Exercise prompt –
Both end lines count: copy exactly from the line that contains "Output the LaTeX" to the line that contains "(nt label) at", and only those lines.

— start of Exercise data —

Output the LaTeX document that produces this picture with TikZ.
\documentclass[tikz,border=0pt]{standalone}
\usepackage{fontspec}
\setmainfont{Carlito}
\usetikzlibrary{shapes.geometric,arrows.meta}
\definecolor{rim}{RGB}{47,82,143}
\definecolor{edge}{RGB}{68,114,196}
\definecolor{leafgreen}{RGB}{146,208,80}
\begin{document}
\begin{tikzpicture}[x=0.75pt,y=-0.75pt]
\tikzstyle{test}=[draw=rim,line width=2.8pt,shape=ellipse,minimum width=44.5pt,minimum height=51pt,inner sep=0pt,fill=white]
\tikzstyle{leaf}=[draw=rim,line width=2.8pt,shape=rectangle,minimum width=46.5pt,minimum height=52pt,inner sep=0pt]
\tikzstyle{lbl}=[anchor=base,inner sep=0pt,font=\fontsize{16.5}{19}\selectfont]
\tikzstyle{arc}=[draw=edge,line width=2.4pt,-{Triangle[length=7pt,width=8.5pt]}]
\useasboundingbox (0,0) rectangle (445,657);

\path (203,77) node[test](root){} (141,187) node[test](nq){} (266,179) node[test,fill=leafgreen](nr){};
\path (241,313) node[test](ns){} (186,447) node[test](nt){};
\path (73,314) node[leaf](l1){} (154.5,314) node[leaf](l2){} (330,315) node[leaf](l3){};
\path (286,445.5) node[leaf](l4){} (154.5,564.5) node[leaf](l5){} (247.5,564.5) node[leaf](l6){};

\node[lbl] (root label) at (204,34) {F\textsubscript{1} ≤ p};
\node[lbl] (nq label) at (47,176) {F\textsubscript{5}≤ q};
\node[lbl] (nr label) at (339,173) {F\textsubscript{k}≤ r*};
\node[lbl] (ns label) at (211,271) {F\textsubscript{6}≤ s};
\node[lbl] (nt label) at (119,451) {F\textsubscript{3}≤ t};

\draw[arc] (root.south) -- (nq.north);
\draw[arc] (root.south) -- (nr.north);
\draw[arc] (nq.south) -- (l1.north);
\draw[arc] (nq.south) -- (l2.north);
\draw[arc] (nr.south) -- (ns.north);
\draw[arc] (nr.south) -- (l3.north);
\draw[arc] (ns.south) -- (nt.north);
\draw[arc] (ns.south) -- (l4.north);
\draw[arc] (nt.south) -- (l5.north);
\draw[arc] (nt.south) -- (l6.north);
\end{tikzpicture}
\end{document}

— end of Exercise data —
— start of Exercise data —

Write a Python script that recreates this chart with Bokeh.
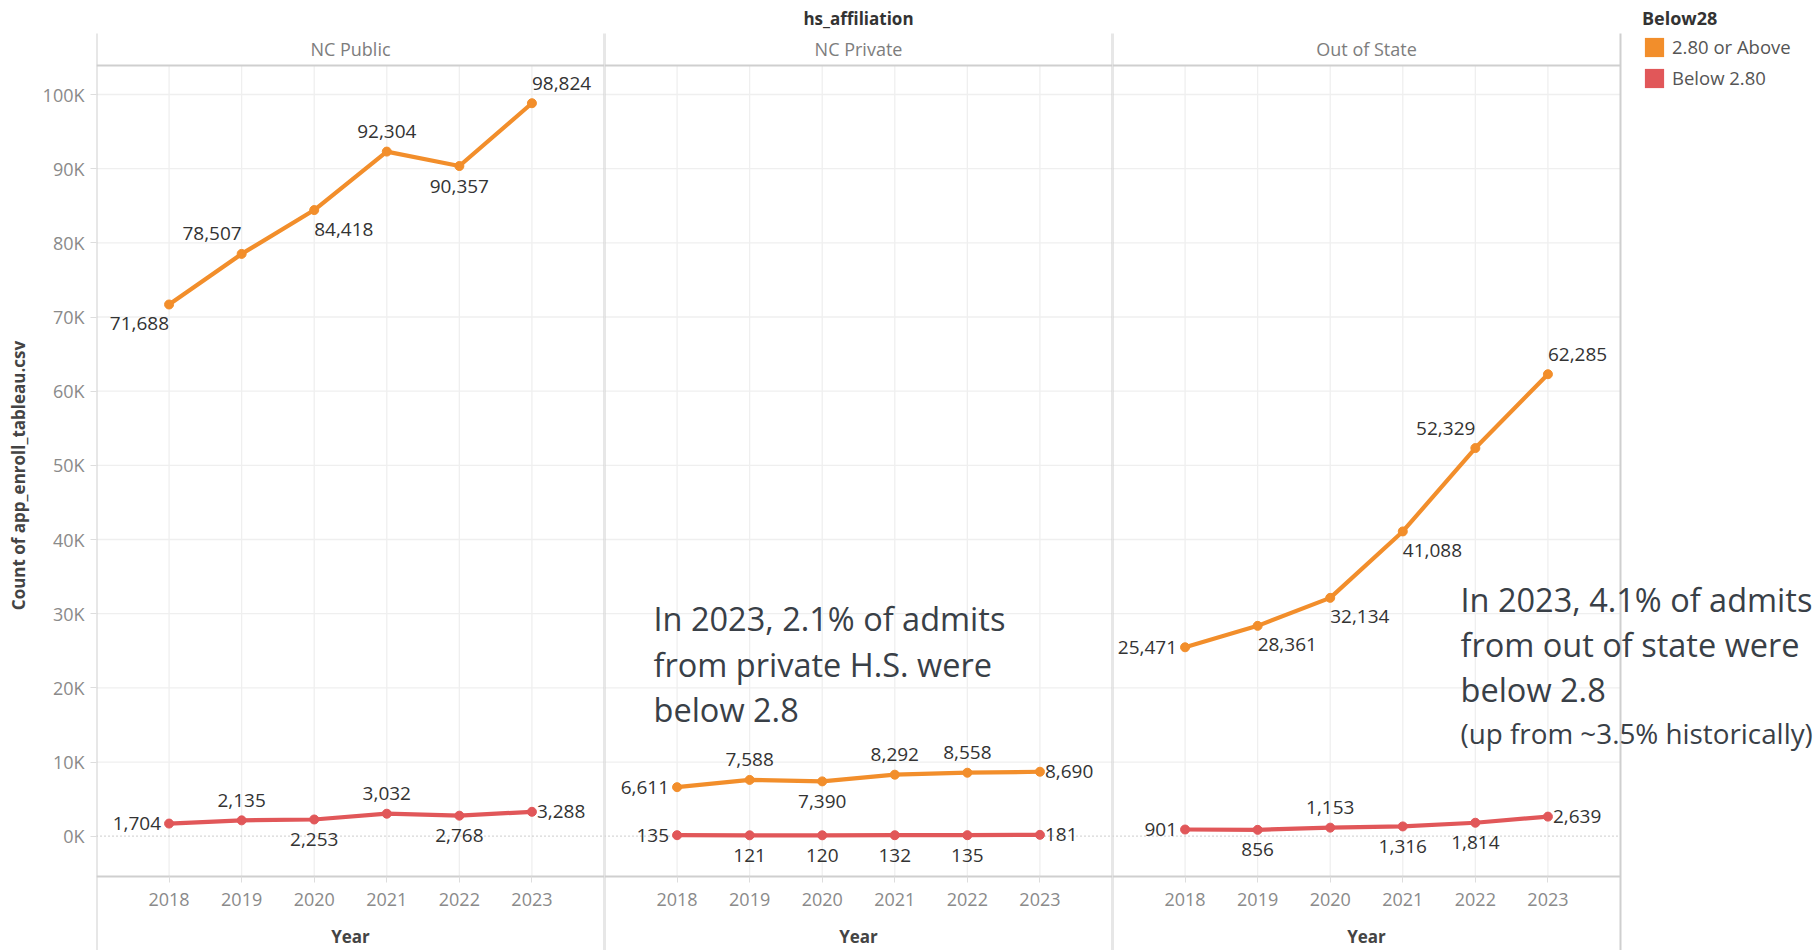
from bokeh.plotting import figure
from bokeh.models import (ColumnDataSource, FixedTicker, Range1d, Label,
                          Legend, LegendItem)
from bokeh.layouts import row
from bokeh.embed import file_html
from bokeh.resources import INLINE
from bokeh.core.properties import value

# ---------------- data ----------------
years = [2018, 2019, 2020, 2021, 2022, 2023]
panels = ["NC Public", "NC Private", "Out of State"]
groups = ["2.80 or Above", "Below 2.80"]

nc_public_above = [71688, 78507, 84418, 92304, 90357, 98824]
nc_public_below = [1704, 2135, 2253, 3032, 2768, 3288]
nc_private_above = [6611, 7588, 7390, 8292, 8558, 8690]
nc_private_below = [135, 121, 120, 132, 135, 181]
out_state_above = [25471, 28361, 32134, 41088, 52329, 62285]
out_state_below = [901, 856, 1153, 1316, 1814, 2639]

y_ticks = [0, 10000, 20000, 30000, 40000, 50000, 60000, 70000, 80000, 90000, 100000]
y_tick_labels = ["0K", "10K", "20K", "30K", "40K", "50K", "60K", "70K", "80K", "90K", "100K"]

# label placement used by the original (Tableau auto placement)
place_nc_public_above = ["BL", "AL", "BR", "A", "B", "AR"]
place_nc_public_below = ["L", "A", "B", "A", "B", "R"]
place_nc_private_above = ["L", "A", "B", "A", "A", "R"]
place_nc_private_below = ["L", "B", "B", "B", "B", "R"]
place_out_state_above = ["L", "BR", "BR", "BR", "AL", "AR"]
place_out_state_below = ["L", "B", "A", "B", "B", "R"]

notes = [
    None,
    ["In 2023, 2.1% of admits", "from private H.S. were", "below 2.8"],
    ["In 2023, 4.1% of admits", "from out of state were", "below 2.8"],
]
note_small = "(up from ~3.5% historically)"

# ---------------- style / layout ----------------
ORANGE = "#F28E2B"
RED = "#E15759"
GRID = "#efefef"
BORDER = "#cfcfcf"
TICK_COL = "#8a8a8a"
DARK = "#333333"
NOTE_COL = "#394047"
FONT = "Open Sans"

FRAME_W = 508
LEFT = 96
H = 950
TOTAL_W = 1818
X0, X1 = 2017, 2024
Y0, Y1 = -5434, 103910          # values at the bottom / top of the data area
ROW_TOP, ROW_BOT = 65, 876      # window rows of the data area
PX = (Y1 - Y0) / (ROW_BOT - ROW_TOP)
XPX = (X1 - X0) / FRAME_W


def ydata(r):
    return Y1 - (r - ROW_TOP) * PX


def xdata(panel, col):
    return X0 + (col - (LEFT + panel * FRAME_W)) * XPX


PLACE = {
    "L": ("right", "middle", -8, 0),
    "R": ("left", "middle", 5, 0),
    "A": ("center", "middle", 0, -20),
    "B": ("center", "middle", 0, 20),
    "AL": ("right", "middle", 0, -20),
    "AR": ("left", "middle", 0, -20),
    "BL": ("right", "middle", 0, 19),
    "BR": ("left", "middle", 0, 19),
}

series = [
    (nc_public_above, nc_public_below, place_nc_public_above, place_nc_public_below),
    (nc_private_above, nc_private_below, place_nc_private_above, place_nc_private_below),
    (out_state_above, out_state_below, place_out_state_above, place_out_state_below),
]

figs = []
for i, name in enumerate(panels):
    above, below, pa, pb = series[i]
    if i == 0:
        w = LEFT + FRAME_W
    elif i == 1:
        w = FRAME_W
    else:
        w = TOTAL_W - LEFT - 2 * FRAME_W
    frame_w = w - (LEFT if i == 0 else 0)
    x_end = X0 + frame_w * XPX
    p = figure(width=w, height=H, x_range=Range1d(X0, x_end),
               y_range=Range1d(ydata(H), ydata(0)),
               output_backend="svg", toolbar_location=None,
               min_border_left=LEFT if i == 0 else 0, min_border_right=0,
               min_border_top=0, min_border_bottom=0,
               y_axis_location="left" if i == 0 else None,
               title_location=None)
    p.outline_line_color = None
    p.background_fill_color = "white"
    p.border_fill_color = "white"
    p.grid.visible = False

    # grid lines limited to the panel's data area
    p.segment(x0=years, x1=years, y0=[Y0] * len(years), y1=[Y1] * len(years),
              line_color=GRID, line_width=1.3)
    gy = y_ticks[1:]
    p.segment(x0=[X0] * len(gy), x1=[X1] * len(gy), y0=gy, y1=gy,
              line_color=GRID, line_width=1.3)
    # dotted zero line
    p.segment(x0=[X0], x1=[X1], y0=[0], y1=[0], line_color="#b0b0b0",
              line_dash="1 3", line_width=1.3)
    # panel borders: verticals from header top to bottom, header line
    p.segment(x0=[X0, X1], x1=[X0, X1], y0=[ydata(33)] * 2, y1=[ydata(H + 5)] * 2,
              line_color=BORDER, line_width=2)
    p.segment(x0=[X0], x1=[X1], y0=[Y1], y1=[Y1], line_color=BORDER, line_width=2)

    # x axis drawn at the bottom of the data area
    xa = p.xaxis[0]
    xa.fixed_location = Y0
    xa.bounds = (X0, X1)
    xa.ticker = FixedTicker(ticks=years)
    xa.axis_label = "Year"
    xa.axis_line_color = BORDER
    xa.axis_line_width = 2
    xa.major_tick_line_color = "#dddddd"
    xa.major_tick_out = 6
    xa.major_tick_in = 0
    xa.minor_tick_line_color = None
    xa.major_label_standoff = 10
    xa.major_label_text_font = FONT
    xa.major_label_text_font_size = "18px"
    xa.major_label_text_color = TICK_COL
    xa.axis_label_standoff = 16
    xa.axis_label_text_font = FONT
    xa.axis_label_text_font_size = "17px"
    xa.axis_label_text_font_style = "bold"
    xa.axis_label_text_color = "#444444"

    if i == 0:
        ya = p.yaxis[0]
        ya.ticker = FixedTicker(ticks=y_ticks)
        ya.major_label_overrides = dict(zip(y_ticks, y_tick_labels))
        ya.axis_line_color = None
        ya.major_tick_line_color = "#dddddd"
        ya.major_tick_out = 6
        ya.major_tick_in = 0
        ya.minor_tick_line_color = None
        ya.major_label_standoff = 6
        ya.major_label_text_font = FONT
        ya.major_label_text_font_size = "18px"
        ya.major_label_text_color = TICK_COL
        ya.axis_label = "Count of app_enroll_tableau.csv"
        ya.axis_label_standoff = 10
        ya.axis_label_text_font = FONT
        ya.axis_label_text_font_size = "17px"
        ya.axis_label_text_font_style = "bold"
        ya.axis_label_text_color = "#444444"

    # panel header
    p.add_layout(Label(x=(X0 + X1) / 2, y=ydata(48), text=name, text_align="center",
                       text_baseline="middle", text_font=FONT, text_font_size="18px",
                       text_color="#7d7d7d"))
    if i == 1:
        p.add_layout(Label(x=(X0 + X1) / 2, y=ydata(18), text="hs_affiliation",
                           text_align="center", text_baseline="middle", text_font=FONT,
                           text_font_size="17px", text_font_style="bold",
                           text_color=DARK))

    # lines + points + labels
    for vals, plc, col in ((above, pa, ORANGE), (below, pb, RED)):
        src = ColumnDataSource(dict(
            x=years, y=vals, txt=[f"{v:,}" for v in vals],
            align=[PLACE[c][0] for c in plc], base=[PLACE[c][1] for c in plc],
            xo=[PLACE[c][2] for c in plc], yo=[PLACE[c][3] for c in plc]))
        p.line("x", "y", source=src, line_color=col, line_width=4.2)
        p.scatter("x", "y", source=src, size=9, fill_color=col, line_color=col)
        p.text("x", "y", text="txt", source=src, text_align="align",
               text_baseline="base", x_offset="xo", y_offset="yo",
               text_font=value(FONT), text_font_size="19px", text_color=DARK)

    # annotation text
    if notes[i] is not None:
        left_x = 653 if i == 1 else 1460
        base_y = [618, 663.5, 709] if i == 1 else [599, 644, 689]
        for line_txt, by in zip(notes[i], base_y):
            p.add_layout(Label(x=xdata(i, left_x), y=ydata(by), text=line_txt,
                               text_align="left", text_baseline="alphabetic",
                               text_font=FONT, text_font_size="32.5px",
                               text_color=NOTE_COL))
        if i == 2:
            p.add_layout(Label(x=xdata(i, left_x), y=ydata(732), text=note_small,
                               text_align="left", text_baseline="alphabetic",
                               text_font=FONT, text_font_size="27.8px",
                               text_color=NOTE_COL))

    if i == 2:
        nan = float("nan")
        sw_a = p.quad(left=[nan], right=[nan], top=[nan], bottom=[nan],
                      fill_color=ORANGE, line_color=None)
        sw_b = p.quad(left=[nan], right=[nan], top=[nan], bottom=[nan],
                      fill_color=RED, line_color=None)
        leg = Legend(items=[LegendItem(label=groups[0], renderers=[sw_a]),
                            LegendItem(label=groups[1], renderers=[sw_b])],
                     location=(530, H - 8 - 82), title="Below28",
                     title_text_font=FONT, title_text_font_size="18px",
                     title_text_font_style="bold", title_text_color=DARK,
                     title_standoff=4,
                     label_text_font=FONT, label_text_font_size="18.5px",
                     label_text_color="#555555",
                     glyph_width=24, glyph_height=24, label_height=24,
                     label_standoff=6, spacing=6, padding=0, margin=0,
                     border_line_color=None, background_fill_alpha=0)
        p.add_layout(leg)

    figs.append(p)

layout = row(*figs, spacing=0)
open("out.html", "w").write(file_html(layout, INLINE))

— end of Exercise data —

Answer below –
Output the LaTeX document that produces this picture with TikZ.
\documentclass[tikz,border=0pt]{standalone}
\usepackage{fontspec}
\setmainfont{Carlito}
\usetikzlibrary{shapes.geometric,arrows.meta}
\definecolor{rim}{RGB}{47,82,143}
\definecolor{edge}{RGB}{68,114,196}
\definecolor{leafgreen}{RGB}{146,208,80}
\begin{document}
\begin{tikzpicture}[x=0.75pt,y=-0.75pt]
\tikzstyle{test}=[draw=rim,line width=2.8pt,shape=ellipse,minimum width=44.5pt,minimum height=51pt,inner sep=0pt,fill=white]
\tikzstyle{leaf}=[draw=rim,line width=2.8pt,shape=rectangle,minimum width=46.5pt,minimum height=52pt,inner sep=0pt]
\tikzstyle{lbl}=[anchor=base,inner sep=0pt,font=\fontsize{16.5}{19}\selectfont]
\tikzstyle{arc}=[draw=edge,line width=2.4pt,-{Triangle[length=7pt,width=8.5pt]}]
\useasboundingbox (0,0) rectangle (445,657);

\path (203,77) node[test](root){} (141,187) node[test](nq){} (266,179) node[test,fill=leafgreen](nr){};
\path (241,313) node[test](ns){} (186,447) node[test](nt){};
\path (73,314) node[leaf](l1){} (154.5,314) node[leaf](l2){} (330,315) node[leaf](l3){};
\path (286,445.5) node[leaf](l4){} (154.5,564.5) node[leaf](l5){} (247.5,564.5) node[leaf](l6){};

\node[lbl] (root label) at (204,34) {F\textsubscript{1} ≤ p};
\node[lbl] (nq label) at (47,176) {F\textsubscript{5}≤ q};
\node[lbl] (nr label) at (339,173) {F\textsubscript{k}≤ r*};
\node[lbl] (ns label) at (211,271) {F\textsubscript{6}≤ s};
\node[lbl] (nt label) at (119,451) {F\textsubscript{3}≤ t};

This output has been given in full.